Nik the Trik said:
IJustLurkHere said:
Exactly... unemployment insurance. You'd take out a policy which said "I will pay x into insurance fund y. Then when I'm negotiating an RFA deal if negotiations aren't going well, I can continue to get paid out of the fund". It would work on the one to many principle that any given year, few players end up sitting into November, but for many ELC guys, they don't necessarily have the wherewithal of a Nylander to manage their cashflow (due to coming form an objectively wealthy family thanks to his Dad's career) in event of extended absense.
It's a thought bubble, but if I were the NHLPA it's something I'd contemplate.
Well, there's a pretty obvious problem there. The whole point of insurance is that the payout is more than the accumulated premiums, right? Otherwise you'd be just as well off with a savings account. Now, if, say the premiums total 50k or thereabouts and the payoff is 100k or thereabouts by a certain date, wouldn't the player have a financial incentive to not sign until the payout, make money on the insurance and then sign?
Or are you suggesting a group policy that all PA members kick into?
Well, as I said, it's thought bubble of "I bet you could make the numbers work, so I wonder if someone has and I've just never heard of it because it's too mundane for news" rather than carefully considered business case of "someone should do this", but to hash it around a bit:
- Would either need to be PA or some other collective. Insurance needs scale to work, and the number of pro athletes (even if we go beyond NHL, but its leave that aside for now) is a limited pool.
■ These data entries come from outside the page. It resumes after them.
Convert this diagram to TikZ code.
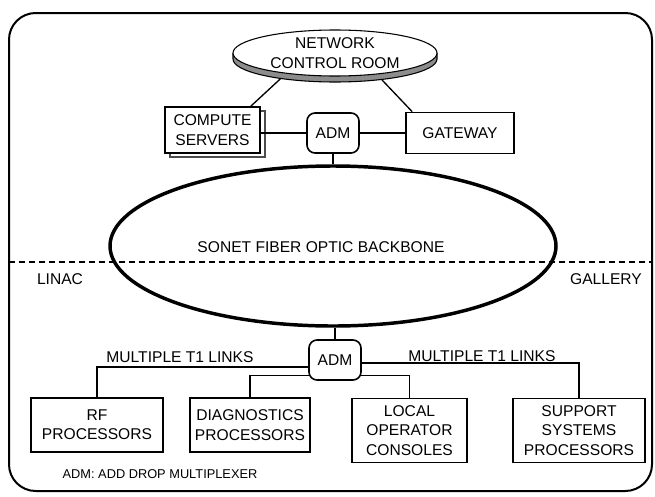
\documentclass[tikz,border=0pt]{standalone}
\usepackage{fontspec}
\setmainfont{Liberation Sans}
\usetikzlibrary{arrows.meta, calc, positioning, shapes.geometric, shadows}

\tikzset{
  unitbox/.style={draw, line width=1.2pt, fill=white, align=center, inner sep=0pt},
  admbox/.style={draw, line width=1.2pt, fill=white, rounded corners=6pt, minimum width=39pt, minimum height=30pt, inner sep=0pt},
  link/.style={line width=1pt},
}

\begin{document}
\begin{tikzpicture}[x=0.75pt, y=0.75pt, font=\fontsize{11.7}{14.5}\selectfont]
\useasboundingbox (0,0) rectangle (655,-496);

% outer frame
\draw[line width=1.5pt, rounded corners=20pt] (9,-13) rectangle (652,-491);

% control room drawn as a flat disk
\fill[black!45] (233,-53) arc[start angle=180, end angle=360, x radius=76.5pt, y radius=17.25pt] -- ++(0,-6) arc[start angle=360, end angle=180, x radius=76.5pt, y radius=17.25pt] -- cycle;
\draw[line width=0.8pt] (233,-53) -- ++(0,-6) arc[start angle=180, end angle=360, x radius=76.5pt, y radius=17.25pt] -- ++(0,6);
\node[ellipse, draw, line width=0.8pt, fill=white, minimum width=153pt, minimum height=34.5pt, inner sep=0pt, align=center] (ncr) at (335,-53) {NETWORK\\CONTROL ROOM};

\node[unitbox, minimum width=71.25pt, minimum height=34.5pt, copy shadow={shadow xshift=3.75pt, shadow yshift=-3pt, draw=black!70, line width=1.4pt, fill=white}] (compute) at (212.5,-130) {COMPUTE\\SERVERS};
\node[admbox] (adm1) at (333,-133) {ADM};
\node[unitbox, minimum width=81pt, minimum height=30.75pt] (gateway) at (460,-133) {GATEWAY};

% backbone ring and the site boundary
\node[ellipse, draw, line width=2.6pt, minimum width=334.5pt, minimum height=120pt] (backbone) at (333,-246) {};
\node (backbonetext) at (321,-247) {SONET FIBER OPTIC BACKBONE};
\draw[line width=1.2pt, dash pattern=on 4.5pt off 3pt] (9,-262) -- (652,-262);
\node (linac) at (60,-279) {LINAC};
\node (gallery) at (606,-279) {GALLERY};

\node[admbox] (adm2) at (335,-360) {ADM};
\node[unitbox, minimum width=99pt, minimum height=40.5pt] (rf) at (97,-425) {RF\\PROCESSORS};
\node[unitbox, minimum width=90pt, minimum height=40.5pt] (diag) at (250,-425) {DIAGNOSTICS\\PROCESSORS};
\node[unitbox, minimum width=86.25pt, minimum height=48pt] (local) at (409.5,-430.5) {LOCAL\\OPERATOR\\CONSOLES};
\node[unitbox, minimum width=99pt, minimum height=48pt] (support) at (579,-430.5) {SUPPORT\\SYSTEMS\\PROCESSORS};

% links
\draw[link] ([yshift=-4.5pt]ncr.200) -- ([xshift=-7.5pt]compute.north east);
\draw[link] ([yshift=-4.5pt]ncr.336) -- ([xshift=5.25pt]gateway.north west);
\draw[link] (adm1.west) -- (compute.east |- adm1.west);
\draw[link] (adm1.east) -- (gateway.west |- adm1.east);
\draw[link] (adm1.south) -- (adm1.south |- backbone.north);
\draw[link] (adm2.north) -- (adm2.north |- backbone.south);
\draw[link] ([yshift=-5.25pt]adm2.west) -| (rf.north);
\draw[link] ([shift={(1pt,-11.5pt)}]adm2.west) -| (diag.north);
\draw[link] ([yshift=-2.25pt]adm2.east) -| (support.north);
\draw[link] ([shift={(-1pt,-11.5pt)}]adm2.east) -| (local.north);
\node (linksleft) at (180,-357) {MULTIPLE T1 LINKS};
\node (linksright) at (482,-356) {MULTIPLE T1 LINKS};

\node[font=\fontsize{9.6}{11}\selectfont] (legend) at (160,-474) {ADM: ADD DROP MULTIPLEXER};
\end{tikzpicture}
\end{document}
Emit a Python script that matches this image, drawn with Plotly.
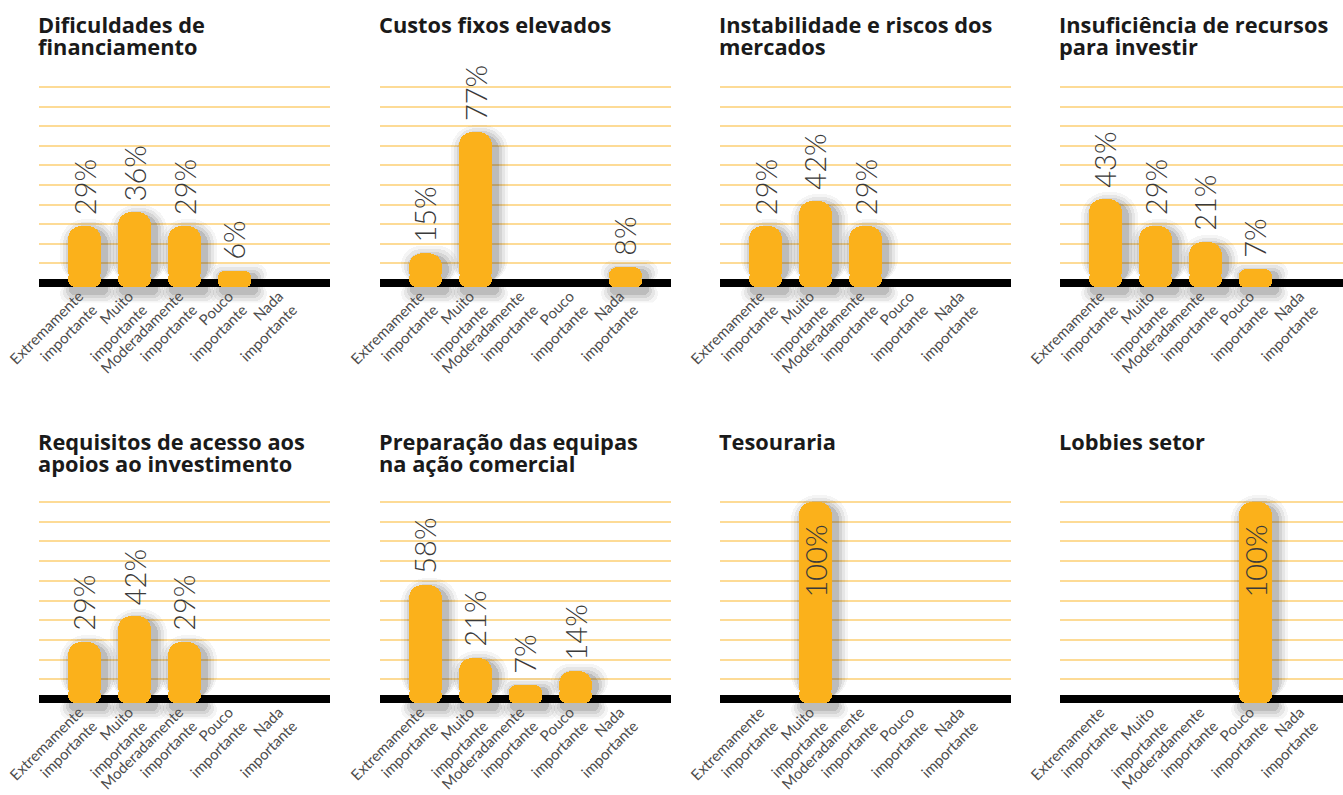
import plotly.graph_objects as go

# ---- data -----------------------------------------------------------------
categorias = [
    "Extremamente<br>importante",
    "Muito<br>importante",
    "Moderadamente<br>importante",
    "Pouco<br>importante",
    "Nada<br>importante",
]

titulos = [
    "Dificuldades de<br>financiamento",
    "Custos fixos elevados",
    "Instabilidade e riscos dos<br>mercados",
    "Insuficiência de recursos<br>para investir",
    "Requisitos de acesso aos<br>apoios ao investimento",
    "Preparação das equipas<br>na ação comercial",
    "Tesouraria",
    "Lobbies setor",
]

dificuldades_financiamento = [29, 36, 29, 6, None]
custos_fixos = [15, 77, None, None, 8]
instabilidade_mercados = [29, 42, 29, None, None]
insuficiencia_recursos = [43, 29, 21, 7, None]
requisitos_acesso = [29, 42, 29, None, None]
preparacao_equipas = [58, 21, 7, 14, None]
tesouraria = [None, 100, None, None, None]
lobbies_setor = [None, None, None, 100, None]

series = [
    dificuldades_financiamento, custos_fixos, instabilidade_mercados,
    insuficiencia_recursos, requisitos_acesso, preparacao_equipas,
    tesouraria, lobbies_setor,
]

grelha = list(range(10, 101, 10))

# ---- styling / geometry ---------------------------------------------------
FIG_W, FIG_H = 1343, 795
COL_LEFT = [39, 380, 720, 1060]      # px, left edge of each panel
PANEL_W = 291                         # px
CAT_PX = 50                           # px per category
X_START = -0.9                        # category units left of first bar
ROW_ZERO = [283, 699]                 # px, baseline of each row
ROW_SCALE = [1.96, 1.97]              # px per percentage point
Y_RANGE = [-10, 104]
TITLE_Y = [(25, 47), (441, 463)]      # px, centre of each title line

BAR_COLOR = "#FBB11B"
GRID_COLOR = "#FDDB96"
BAR_W_PX = 33
RADIUS = 13
FOOT_PX = 4          # bars reach the lower edge of the 8 px baseline
CAP_PX = 12          # height of the rounded foot above the baseline

TITLE_FONT = dict(family="'Open Sans', Lato, sans-serif", size=21.8, color="#1a1a1a", weight=700)
VALUE_FONT = dict(family="Lato, 'Open Sans', sans-serif", size=29, color="#3a3a3a", weight=300)
TICK_FONT = dict(family="Lato, 'Open Sans', sans-serif", size=15, color="#4d4d4d")

# soft drop shadow: (inflate px, opacity); offset right / down in px
SHADOW = [(12, 0.04), (9, 0.06), (6, 0.08), (3, 0.11)]
SHADOW_DX, SHADOW_DY = 4, 5


def bar(xs, y, base, width_px, offset_px, color, radius, xa, ya, hover=False):
    w = width_px / CAT_PX
    return go.Bar(
        x=xs, y=y, base=base, width=w, offset=-w / 2 + offset_px / CAT_PX,
        marker=dict(color=color, line=dict(width=0), cornerradius=radius),
        xaxis=xa, yaxis=ya, showlegend=False,
        hoverinfo=None if hover else "skip",
        hovertemplate="%{y}%<extra></extra>" if hover else None,
    )


fig = go.Figure()
layout_axes = {}
annotations = []
shapes = []

for i, (titulo, vals) in enumerate(zip(titulos, series)):
    row, col = divmod(i, 4)
    n = i + 1
    xa = "x" if n == 1 else f"x{n}"
    ya = "y" if n == 1 else f"y{n}"
    xkey = "xaxis" if n == 1 else f"xaxis{n}"
    ykey = "yaxis" if n == 1 else f"yaxis{n}"

    left = COL_LEFT[col]
    right = min(left + PANEL_W, FIG_W)
    zero, scale = ROW_ZERO[row], ROW_SCALE[row]
    top_px = zero - Y_RANGE[1] * scale
    bot_px = zero - Y_RANGE[0] * scale

    layout_axes[xkey] = dict(
        domain=[left / FIG_W, right / FIG_W],
        range=[X_START, X_START + (right - left) / CAT_PX],
        anchor=ya,
        tickmode="array",
        tickvals=list(range(len(categorias))),
        ticktext=categorias,
        tickangle=-45,
        tickfont=TICK_FONT,
        ticks="",
        ticklabelstandoff=-19,
        ticklabelshift=-5,
        showgrid=False,
        zeroline=False,
        showline=False,
        automargin=False,
        fixedrange=True,
    )
    layout_axes[ykey] = dict(
        domain=[(FIG_H - bot_px) / FIG_H, (FIG_H - top_px) / FIG_H],
        range=Y_RANGE,
        anchor=xa,
        tickmode="array",
        tickvals=grelha,
        showticklabels=False,
        ticks="",
        showgrid=True,
        gridcolor=GRID_COLOR,
        gridwidth=2,
        zeroline=False,
        showline=False,
        automargin=False,
        fixedrange=True,
    )

    # thick black baseline
    shapes.append(dict(
        type="line", xref=f"{xa} domain", yref=ya,
        x0=0, x1=1, y0=0, y1=0,
        line=dict(color="#000000", width=8), layer="below",
    ))

    xs = list(range(len(categorias)))
    foot = FOOT_PX / scale

    # shadow layers: the bar outline shifted and inflated; the upper part
    # rounds at the top, the lower part at the bottom, joined on the baseline
    for inflate, alpha in SHADOW:
        color = f"rgba(0,0,0,{alpha})"
        grow = inflate / scale
        drop = SHADOW_DY / scale
        tops = [None if v is None else v - drop + grow for v in vals]
        bots = [None if v is None else -foot - drop - grow for v in vals]
        fig.add_trace(bar(xs, tops, 0, BAR_W_PX + 2 * inflate, SHADOW_DX,
                          color, RADIUS + inflate, xa, ya))
        fig.add_trace(bar(xs, bots, 0, BAR_W_PX + 2 * inflate, SHADOW_DX,
                          color, RADIUS + inflate, xa, ya))

    # rounded foot of each bar, reaching the lower edge of the baseline
    cap_top = [None if v is None else min(v / 2, CAP_PX / scale) for v in vals]
    cap_len = [None if c is None else -(c + foot) for c in cap_top]
    fig.add_trace(bar(xs, cap_len, cap_top, BAR_W_PX, 0, BAR_COLOR, RADIUS, xa, ya))

    # main bars
    fig.add_trace(bar(xs, vals, 0, BAR_W_PX, 0, BAR_COLOR, RADIUS, xa, ya, hover=True))

    # value labels
    for x, v in zip(xs, vals):
        if v is None:
            continue
        inside = v >= 100
        annotations.append(dict(
            x=x, y=v, xref=xa, yref=ya,
            text=f"{v}%", textangle=-90, showarrow=False,
            font=VALUE_FONT,
            xanchor="center",
            yanchor="top" if inside else "bottom",
            yshift=-21 if inside else 9,
        ))

    # panel title, one annotation per line
    for linha, ypx in zip(titulo.split("<br>"), TITLE_Y[row]):
        annotations.append(dict(
            x=(left - 3) / FIG_W, y=(FIG_H - ypx) / FIG_H,
            xref="paper", yref="paper",
            text=linha, showarrow=False, font=TITLE_FONT,
            xanchor="left", yanchor="middle",
        ))

fig.update_layout(
    width=FIG_W, height=FIG_H,
    margin=dict(l=0, r=0, t=0, b=0, pad=0, autoexpand=False),
    paper_bgcolor="white", plot_bgcolor="white",
    barmode="overlay", bargap=0,
    showlegend=False,
    annotations=annotations,
    shapes=shapes,
    **layout_axes,
)

fig.write_html("out.html")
- I'm thinking cashflow more than I'm thinking lump payout. I.e from the first pay check that you miss, you get something from the fund... and while it might seem initially like free money, if your team has issued your qualifying offer, there's an assumption that contract #2 will contain a raise.
- There's a complexity at contract size. Jacob Trouba will be an RFA next summer and is already making $5M. He's a definite holdout candidate, and his cashflow is much greater than Nylander's is now (going off his ELC)... but if you really want it to work, you need everyone paying in, and if you don't cover Trouba, how do you convince everyone to pay in? (black boxing that for now)
- So I guess if the idea is that you're protecting the players jumping from ELC to contract #2 and you've somehow solved the above problem, the numbers are around ~$1M/year base, taxed from ~600 players who are all making that much (minimum), and likely to have a handful of October and 1-2 November payouts, you're looking at asking about 0.5%-1% of the first $M per player (i.e. $5-10k each).
-I'd guess the sell of the PA would be that if you DID have a seriously antagonistic negotiation, and the player needed to go beyond Dec 1, it's in everyone's interest that the teams can't break the player and forcing them to sign a deal seriously against the players interest, which then becomes precedent for future arbitration and negotiation.
I'm sure that beyond the complications of relative cashflow there's plenty of other stuff I'm missing, but that's the level of detail which led me to think "it could work" and therefore whether it already existed.